US Attorney Audrey Strauss for the Southern District of New York said that during one of the most dangerous periods of the conflict in Afghanistan, Najibullah led a vicious band of Taliban insurgents who terrorised the part of Afghanistan and attacked US troops.

"One of these lethal attacks resulted in the deaths of three brave American service members and their Afghan interpreter, and another attack brought down a US helicopter," Strauss said, adding that Najibullah also arranged to kidnap at gunpoint an American journalist and two other men in 2008 and held them hostage for more than seven months.

The indictment did not name the American journalist.

However, New York Times journalist and two-time Pulitzer Prize-winner David Rohde and "two others were taken hostage at gunpoint in Afghanistan and held for more than seven months".

The NYT had said in a report last year that Rohde as well as an Afghan journalist Tahir Ludin eventually made a desperate nighttime escape in June 2009 from the second floor of a Taliban compound in North Waziristan, in Pakistan's tribal areas.

The third hostage Asadullah Mangal, who was their driver, did not escape with them but managed to flee five weeks later, it said.

According to court documents, in or about 2007, Najibullah was the Taliban commander responsible for the Jaghato district in Afghanistan's Wardak province, which borders Kabul.

In this role, Najibullah commanded more than a thousand fighters, at times acted as a spokesperson for the Taliban, and reported to senior leadership in the Taliban.

During that time, Najibullah and the Taliban fighters under his command conducted attacks intended to kill and which did kill American and NATO troops and their Afghan allies, using automatic weapons, Improvised Explosive Devices (IEDs), Rocket-Propelled Grenades (RPGs) and other anti-tank weapons, including an attack that destroyed an Afghan Border Patrol outpost in or about September 2008.

The indictment said that in about November 2008, Najibullah and his co-conspirators, armed with machineguns, kidnapped "an American journalist" and two Afghan nationals who were assisting the American journalist at "gunpoint" in Afghanistan.

Approximately five days later, Najibullah and his co-conspirators forced the three hostages to hike across the border from Afghanistan to Pakistan, where Najibullah and his co-conspirators detained the hostages.

"For the next seven months, Najibullah and his co-conspirators held the hostages captive in Pakistan," according to the indictment.

During their captivity, Najibullah and his co-conspirators forced the victims to make numerous calls and videos seeking help.

The indictment said that while in Pakistan, Najibullah and a co-conspirator directed the journalist to call his wife in New York.
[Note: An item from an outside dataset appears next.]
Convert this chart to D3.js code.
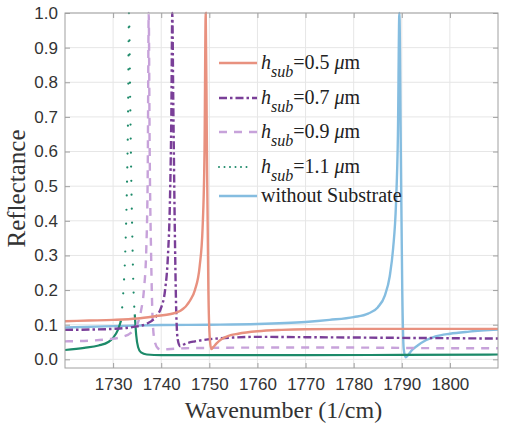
<!DOCTYPE html>
<html>
<head>
<meta charset="utf-8">
<script src="https://cdn.jsdelivr.net/npm/d3@7"></script>
<style>
  body { margin: 0; background: #fff; }
  svg { display: block; }
</style>
</head>
<body>
<div id="chart"></div>
<script>
// Data (wavenumber in 1/cm, reflectance)
const xTicks = [1730, 1740, 1750, 1760, 1770, 1780, 1790, 1800];
const yTicks = [0, 0.1, 0.2, 0.3, 0.4, 0.5, 0.6, 0.7, 0.8, 0.9, 1.0];

const sub05X = [1720, 1725, 1730, 1735, 1739, 1742, 1744, 1746, 1747, 1748, 1748.6, 1749.0, 1749.25, 1749.5, 1749.8, 1750.1, 1750.4, 1750.8, 1751.5, 1752.5, 1754, 1756, 1760, 1765, 1770, 1780, 1790, 1800, 1810];
const sub05Y = [0.110, 0.112, 0.114, 0.118, 0.125, 0.131, 0.140, 0.170, 0.200, 0.270, 0.380, 0.600, 1.0, 0.60, 0.20, 0.06, 0.030, 0.035, 0.046, 0.058, 0.068, 0.074, 0.081, 0.085, 0.087, 0.088, 0.088, 0.088, 0.088];

const sub07X = [1720, 1725, 1730, 1734, 1737, 1739, 1740, 1740.8, 1741.4, 1741.8, 1742.1, 1742.3, 1742.5, 1742.8, 1743.1, 1743.4, 1743.9, 1745, 1747, 1750, 1755, 1760, 1770, 1780, 1790, 1800, 1810];
const sub07Y = [0.085, 0.086, 0.088, 0.093, 0.103, 0.125, 0.150, 0.200, 0.300, 0.450, 0.700, 1.0, 0.75, 0.40, 0.15, 0.060, 0.038, 0.045, 0.052, 0.058, 0.063, 0.065, 0.064, 0.063, 0.062, 0.061, 0.060];

const sub09X = [1720, 1725, 1729, 1732, 1734, 1735, 1735.8, 1736.4, 1736.9, 1737.2, 1737.4, 1737.6, 1737.9, 1738.2, 1738.6, 1739.3, 1740, 1742, 1745, 1750, 1760, 1770, 1780, 1790, 1800, 1810];
const sub09Y = [0.052, 0.054, 0.058, 0.065, 0.080, 0.100, 0.140, 0.200, 0.320, 0.550, 1.0, 0.60, 0.30, 0.12, 0.055, 0.032, 0.028, 0.030, 0.032, 0.033, 0.034, 0.034, 0.034, 0.033, 0.032, 0.032];

const sub11X = [1720, 1724, 1727, 1729, 1730, 1731, 1731.6, 1732.1, 1732.5, 1732.8, 1733.1, 1733.3, 1733.55, 1733.8, 1734.0, 1734.2, 1734.5, 1734.8, 1735.2, 1735.8, 1737, 1740, 1750, 1770, 1790, 1810];
const sub11Y = [0.027, 0.033, 0.040, 0.050, 0.062, 0.085, 0.110, 0.190, 0.300, 0.450, 0.700, 1.0, 0.75, 0.50, 0.35, 0.22, 0.13, 0.07, 0.035, 0.020, 0.014, 0.012, 0.012, 0.012, 0.013, 0.014];

const noSubX = [1720, 1730, 1740, 1750, 1760, 1770, 1775, 1780, 1783, 1785, 1786.5, 1787.5, 1788.2, 1788.8, 1789.2, 1789.5, 1789.8, 1790.1, 1790.4, 1790.8, 1791.3, 1792, 1793.3, 1795, 1797, 1800, 1804, 1810];
const noSubY = [0.092, 0.096, 0.099, 0.100, 0.102, 0.108, 0.114, 0.122, 0.132, 0.150, 0.185, 0.240, 0.320, 0.450, 0.650, 1.0, 0.60, 0.20, 0.030, 0.006, 0.012, 0.025, 0.040, 0.055, 0.066, 0.074, 0.080, 0.086];

const seriesNames = ["0.5", "0.7", "0.9", "1.1", "without Substrate"];

const width = 509, height = 433;
const margin = { top: 13, right: 11, bottom: 65, left: 65 };
const axisColor = "#a0a0a0";
const serif = '"Liberation Serif", serif';
const sans = '"Liberation Sans", sans-serif';

const series = [
    { name: seriesNames[0], xs: sub05X, ys: sub05Y, color: "#e8917f", dash: null },
    { name: seriesNames[1], xs: sub07X, ys: sub07Y, color: "#7a3f98", dash: "8,3,2.5,3" },
    { name: seriesNames[2], xs: sub09X, ys: sub09Y, color: "#c7a2da", dash: "8,7" },
    { name: seriesNames[3], xs: sub11X, ys: sub11Y, color: "#1c8a69", dash: "dots" },
    { name: seriesNames[4], xs: noSubX, ys: noSubY, color: "#85bde0", dash: null }
];

const svg = d3.select("#chart").append("svg").attr("width", width).attr("height", height);

const x = d3.scaleLinear().domain([1720, 1810]).range([margin.left, width - margin.right]);
const y = d3.scaleLinear().domain([-0.025, 1.0]).range([height - margin.bottom, margin.top]);

const x0 = margin.left, x1 = width - margin.right;
const y0 = height - margin.bottom, y1 = margin.top;

// grid
svg.append("g").selectAll("line").data(xTicks).join("line")
    .attr("x1", d => x(d)).attr("x2", d => x(d)).attr("y1", y0).attr("y2", y1)
    .attr("stroke", "#e6e6e6").attr("stroke-width", 1);
svg.append("g").selectAll("line").data(yTicks).join("line")
    .attr("x1", x0).attr("x2", x1).attr("y1", d => y(d)).attr("y2", d => y(d))
    .attr("stroke", "#e6e6e6").attr("stroke-width", 1);

svg.append("clipPath").attr("id", "plotClip").append("rect")
    .attr("x", x0).attr("y", y1 - 2).attr("width", x1 - x0).attr("height", y0 - y1 + 2);

const plot = svg.append("g").attr("clip-path", "url(#plotClip)");

function lineFor(s, test) {
    return d3.line()
        .defined((d, i) => test ? test(s.ys[i]) : true)
        .curve(d3.curveMonotoneX)
        .x((d, i) => x(s.xs[i]))
        .y((d, i) => y(s.ys[i]))(s.xs);
}

// draw in reverse so the first series sits on top like the original
series.slice().reverse().forEach(s => {
    if (s.dash === "dots") {
        // flat part reads as a solid line, the steep part as loose dots
        plot.append("path").attr("d", lineFor(s, v => v <= 0.14))
            .attr("fill", "none").attr("stroke", s.color).attr("stroke-width", 2.2);
        plot.append("path").attr("d", lineFor(s, v => v >= 0.1))
            .attr("fill", "none").attr("stroke", s.color).attr("stroke-width", 2.2)
            .attr("stroke-linecap", "round").attr("stroke-dasharray", "0,14");
    } else {
        plot.append("path").attr("d", lineFor(s))
            .attr("fill", "none").attr("stroke", s.color).attr("stroke-width", 2.4)
            .attr("stroke-dasharray", s.dash);
    }
});

// axes box with inward ticks
const xAxis = d3.axisBottom(x).tickValues(xTicks).tickSizeInner(-5).tickSizeOuter(0).tickPadding(10).tickFormat(d3.format("d"));
const xAxisTop = d3.axisTop(x).tickValues(xTicks).tickSizeInner(-5).tickSizeOuter(0).tickFormat("");
const yAxis = d3.axisLeft(y).tickValues(yTicks).tickSizeInner(-5).tickSizeOuter(0).tickPadding(7).tickFormat(d3.format(".1f"));
const yAxisRight = d3.axisRight(y).tickValues(yTicks).tickSizeInner(-5).tickSizeOuter(0).tickFormat("");

const gx = svg.append("g").attr("transform", `translate(0,${y0})`).call(xAxis);
const gxt = svg.append("g").attr("transform", `translate(0,${y1})`).call(xAxisTop);
const gy = svg.append("g").attr("transform", `translate(${x0},0)`).call(yAxis);
const gyr = svg.append("g").attr("transform", `translate(${x1},0)`).call(yAxisRight);

[gx, gxt, gy, gyr].forEach(g => {
    g.select(".domain").remove();
    g.selectAll(".tick line").attr("stroke", axisColor);
    g.selectAll("text").attr("fill", "#333").style("font-family", sans).style("font-size", "17px");
});

svg.append("rect").attr("x", x0).attr("y", y1).attr("width", x1 - x0).attr("height", y0 - y1)
    .attr("fill", "none").attr("stroke", axisColor).attr("stroke-width", 1);

// axis titles
svg.append("text").attr("x", (x0 + x1) / 2 + 2).attr("y", 418)
    .attr("text-anchor", "middle").attr("fill", "#333")
    .style("font-family", serif).style("font-size", "24px")
    .text("Wavenumber (1/cm)");
svg.append("text").attr("transform", `translate(25,${(y0 + y1) / 2 - 2}) rotate(-90)`)
    .attr("text-anchor", "middle").attr("fill", "#333")
    .style("font-family", serif).style("font-size", "25px")
    .text("Reflectance");

// legend (no box, grid shows through)
const legendRows = [63, 98, 132, 167, 196];
const legend = svg.append("g");

series.forEach((s, i) => {
    const ly = legendRows[i];
    const ln = legend.append("line").attr("x1", 219).attr("x2", 257).attr("y1", ly).attr("y2", ly)
        .attr("stroke", s.color).attr("stroke-width", 2.4);
    if (s.dash === "dots") ln.attr("x2", 252).attr("stroke-width", 2).attr("stroke-linecap", "round").attr("stroke-dasharray", "0,5.5");
    else if (s.dash) ln.attr("stroke-dasharray", s.dash);

    const t = legend.append("text").attr("x", 261).attr("y", ly + 6).attr("fill", "#222")
        .style("font-family", serif).style("font-size", "20px");
    if (i < 4) {
        t.append("tspan").style("font-style", "italic").text("h");
        t.append("tspan").attr("dy", 8).style("font-style", "italic").style("font-size", "16px").text("sub");
        t.append("tspan").attr("dy", -8).text("=" + s.name + " ");
        t.append("tspan").style("font-style", "italic").text("\u03bc");
        t.append("tspan").text("m");
    } else {
        t.text(s.name);
    }
});
</script>
</body>
</html>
In one of the videos, the American journalist was "forced to beg for his life while a guard pointed a machinegun" at his face, the US Department of Justice said.

Najibullah is charged with conspiring to provide material support for acts of terrorism resulting in death; providing material support for acts of terrorism resulting in death; conspiring to murder US nationals; murdering US nationals Hilton, McKay and Palmateer; murdering officers and employees of the United States, and a person assisting them in their duties, by killing Hilton, McKay, Palmateer, and their interpreter.

He is also charged with attempting to murder officers and employees of the United States; conspiring to destroy US military aircraft; destroying a US military aircraft; conspiring to use weapons of mass destruction; conspiring to take hostages; hostage-taking; conspiring to commit kidnapping; and kidnapping, the US Department of Justice added.